:: Challenge ::
Scan the entries below. List each line with "this".

:: Data for processing ::
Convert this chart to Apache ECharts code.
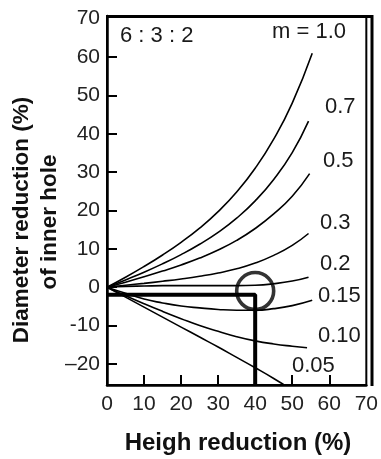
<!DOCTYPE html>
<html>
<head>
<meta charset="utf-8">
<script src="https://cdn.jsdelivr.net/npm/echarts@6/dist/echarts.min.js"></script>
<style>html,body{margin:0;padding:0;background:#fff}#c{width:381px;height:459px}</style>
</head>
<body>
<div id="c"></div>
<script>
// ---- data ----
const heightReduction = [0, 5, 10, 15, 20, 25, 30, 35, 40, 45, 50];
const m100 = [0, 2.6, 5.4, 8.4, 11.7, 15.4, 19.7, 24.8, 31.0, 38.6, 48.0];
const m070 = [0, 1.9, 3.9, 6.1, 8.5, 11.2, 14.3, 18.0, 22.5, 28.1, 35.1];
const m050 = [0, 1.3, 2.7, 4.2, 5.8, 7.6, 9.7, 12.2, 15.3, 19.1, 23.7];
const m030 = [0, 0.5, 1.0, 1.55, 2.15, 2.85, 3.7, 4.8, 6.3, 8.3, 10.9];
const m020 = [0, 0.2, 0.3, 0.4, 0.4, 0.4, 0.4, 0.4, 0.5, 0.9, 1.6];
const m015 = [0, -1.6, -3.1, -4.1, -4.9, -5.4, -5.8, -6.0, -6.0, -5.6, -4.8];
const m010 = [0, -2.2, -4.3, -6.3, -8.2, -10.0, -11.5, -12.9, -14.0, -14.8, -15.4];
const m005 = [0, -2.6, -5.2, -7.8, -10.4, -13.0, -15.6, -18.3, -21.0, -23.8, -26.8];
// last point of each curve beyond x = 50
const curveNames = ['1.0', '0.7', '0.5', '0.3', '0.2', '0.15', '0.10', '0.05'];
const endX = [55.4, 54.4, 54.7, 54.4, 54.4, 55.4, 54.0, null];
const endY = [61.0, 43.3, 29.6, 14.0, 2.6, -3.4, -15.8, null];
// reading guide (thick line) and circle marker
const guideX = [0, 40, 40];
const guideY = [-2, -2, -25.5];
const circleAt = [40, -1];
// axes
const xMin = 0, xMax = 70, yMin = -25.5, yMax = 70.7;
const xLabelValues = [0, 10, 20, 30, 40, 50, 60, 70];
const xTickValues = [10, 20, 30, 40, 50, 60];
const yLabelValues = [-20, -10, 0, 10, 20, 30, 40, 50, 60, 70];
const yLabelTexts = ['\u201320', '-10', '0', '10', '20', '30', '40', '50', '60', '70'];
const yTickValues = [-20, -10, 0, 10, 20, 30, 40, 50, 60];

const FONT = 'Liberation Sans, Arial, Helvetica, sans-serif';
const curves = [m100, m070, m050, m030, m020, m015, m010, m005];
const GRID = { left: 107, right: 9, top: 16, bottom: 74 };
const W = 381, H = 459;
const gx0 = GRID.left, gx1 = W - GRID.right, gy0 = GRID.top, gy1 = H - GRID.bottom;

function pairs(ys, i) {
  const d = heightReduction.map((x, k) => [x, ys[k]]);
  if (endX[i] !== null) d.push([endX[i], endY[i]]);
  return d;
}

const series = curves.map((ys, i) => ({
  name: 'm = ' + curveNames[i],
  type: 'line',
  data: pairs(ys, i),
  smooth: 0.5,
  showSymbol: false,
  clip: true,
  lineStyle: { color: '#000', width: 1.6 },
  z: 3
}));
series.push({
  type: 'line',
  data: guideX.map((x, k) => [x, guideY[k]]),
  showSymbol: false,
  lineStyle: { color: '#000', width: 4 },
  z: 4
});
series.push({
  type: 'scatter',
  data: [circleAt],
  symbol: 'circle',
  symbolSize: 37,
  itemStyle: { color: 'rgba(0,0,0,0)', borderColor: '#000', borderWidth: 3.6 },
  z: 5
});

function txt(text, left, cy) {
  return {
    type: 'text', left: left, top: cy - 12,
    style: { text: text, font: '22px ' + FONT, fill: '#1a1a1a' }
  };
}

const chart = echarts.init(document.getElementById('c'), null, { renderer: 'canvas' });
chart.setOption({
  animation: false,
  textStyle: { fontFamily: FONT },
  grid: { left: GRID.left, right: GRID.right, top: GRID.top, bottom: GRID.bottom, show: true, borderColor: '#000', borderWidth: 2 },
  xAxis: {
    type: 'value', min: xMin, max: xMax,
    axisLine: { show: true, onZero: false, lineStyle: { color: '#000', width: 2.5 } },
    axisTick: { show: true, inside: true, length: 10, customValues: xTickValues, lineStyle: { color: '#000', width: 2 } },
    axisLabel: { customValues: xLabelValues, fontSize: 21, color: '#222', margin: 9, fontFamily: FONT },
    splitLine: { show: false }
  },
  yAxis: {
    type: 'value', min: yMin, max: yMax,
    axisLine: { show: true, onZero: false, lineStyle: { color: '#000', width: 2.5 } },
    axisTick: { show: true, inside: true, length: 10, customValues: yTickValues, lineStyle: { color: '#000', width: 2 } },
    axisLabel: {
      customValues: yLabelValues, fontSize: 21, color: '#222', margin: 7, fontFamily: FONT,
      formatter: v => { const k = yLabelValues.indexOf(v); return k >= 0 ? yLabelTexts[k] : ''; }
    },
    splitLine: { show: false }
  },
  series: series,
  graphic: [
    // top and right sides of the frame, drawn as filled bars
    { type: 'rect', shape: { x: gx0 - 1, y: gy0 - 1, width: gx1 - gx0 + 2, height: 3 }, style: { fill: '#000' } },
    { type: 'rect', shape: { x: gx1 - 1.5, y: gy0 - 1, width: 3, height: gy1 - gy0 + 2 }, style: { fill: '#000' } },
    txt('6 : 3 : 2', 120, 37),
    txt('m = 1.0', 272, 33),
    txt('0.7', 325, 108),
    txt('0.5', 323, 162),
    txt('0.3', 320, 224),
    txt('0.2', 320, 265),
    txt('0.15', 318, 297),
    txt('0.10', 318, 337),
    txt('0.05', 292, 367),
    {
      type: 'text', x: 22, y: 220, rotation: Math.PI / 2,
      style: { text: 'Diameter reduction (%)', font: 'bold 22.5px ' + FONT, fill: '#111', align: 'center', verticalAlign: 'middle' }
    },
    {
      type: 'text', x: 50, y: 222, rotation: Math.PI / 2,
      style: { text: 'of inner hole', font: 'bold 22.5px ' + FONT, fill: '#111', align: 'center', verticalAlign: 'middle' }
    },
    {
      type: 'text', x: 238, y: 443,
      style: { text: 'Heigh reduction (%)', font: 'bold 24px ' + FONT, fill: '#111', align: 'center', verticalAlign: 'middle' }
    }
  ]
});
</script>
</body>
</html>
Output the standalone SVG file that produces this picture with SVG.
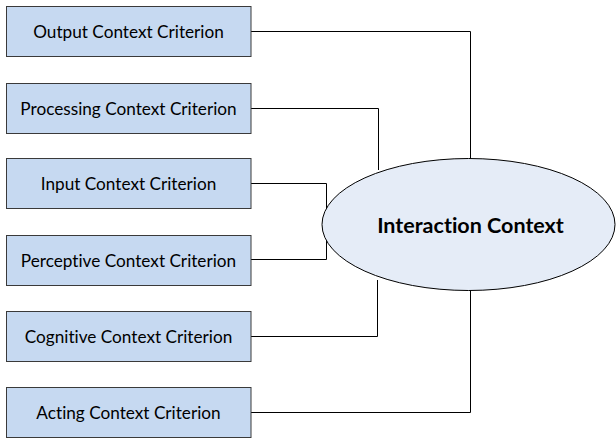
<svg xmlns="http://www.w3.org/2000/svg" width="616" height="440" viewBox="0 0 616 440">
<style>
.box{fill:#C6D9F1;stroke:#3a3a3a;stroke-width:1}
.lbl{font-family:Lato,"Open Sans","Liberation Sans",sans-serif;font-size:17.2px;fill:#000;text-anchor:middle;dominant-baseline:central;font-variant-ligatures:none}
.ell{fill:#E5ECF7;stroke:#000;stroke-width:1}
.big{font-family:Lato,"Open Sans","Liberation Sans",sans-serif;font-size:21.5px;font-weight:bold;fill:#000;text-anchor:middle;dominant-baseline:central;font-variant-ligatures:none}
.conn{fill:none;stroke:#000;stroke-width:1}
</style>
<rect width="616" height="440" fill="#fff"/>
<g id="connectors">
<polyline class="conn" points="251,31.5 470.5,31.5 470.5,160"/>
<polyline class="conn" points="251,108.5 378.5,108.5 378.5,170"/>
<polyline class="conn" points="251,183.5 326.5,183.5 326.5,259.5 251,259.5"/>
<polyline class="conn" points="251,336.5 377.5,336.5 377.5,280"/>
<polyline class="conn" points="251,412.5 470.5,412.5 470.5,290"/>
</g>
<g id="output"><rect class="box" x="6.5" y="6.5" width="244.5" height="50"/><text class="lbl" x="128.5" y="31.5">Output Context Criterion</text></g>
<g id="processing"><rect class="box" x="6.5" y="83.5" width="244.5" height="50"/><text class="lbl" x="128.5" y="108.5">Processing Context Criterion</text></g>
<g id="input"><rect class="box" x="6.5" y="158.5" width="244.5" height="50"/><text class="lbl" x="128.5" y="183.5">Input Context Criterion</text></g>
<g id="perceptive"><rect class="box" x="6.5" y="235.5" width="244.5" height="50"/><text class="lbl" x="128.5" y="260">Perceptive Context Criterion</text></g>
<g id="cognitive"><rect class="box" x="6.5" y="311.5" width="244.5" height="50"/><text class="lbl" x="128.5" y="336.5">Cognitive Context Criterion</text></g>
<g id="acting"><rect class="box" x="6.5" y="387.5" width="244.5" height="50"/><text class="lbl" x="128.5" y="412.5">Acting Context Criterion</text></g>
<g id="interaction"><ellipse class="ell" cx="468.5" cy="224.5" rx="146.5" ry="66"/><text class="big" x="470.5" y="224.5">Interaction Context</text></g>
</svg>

:: Solved exercise ::
Convert this chart to Apache ECharts code.
Output the standalone SVG file that produces this picture with SVG.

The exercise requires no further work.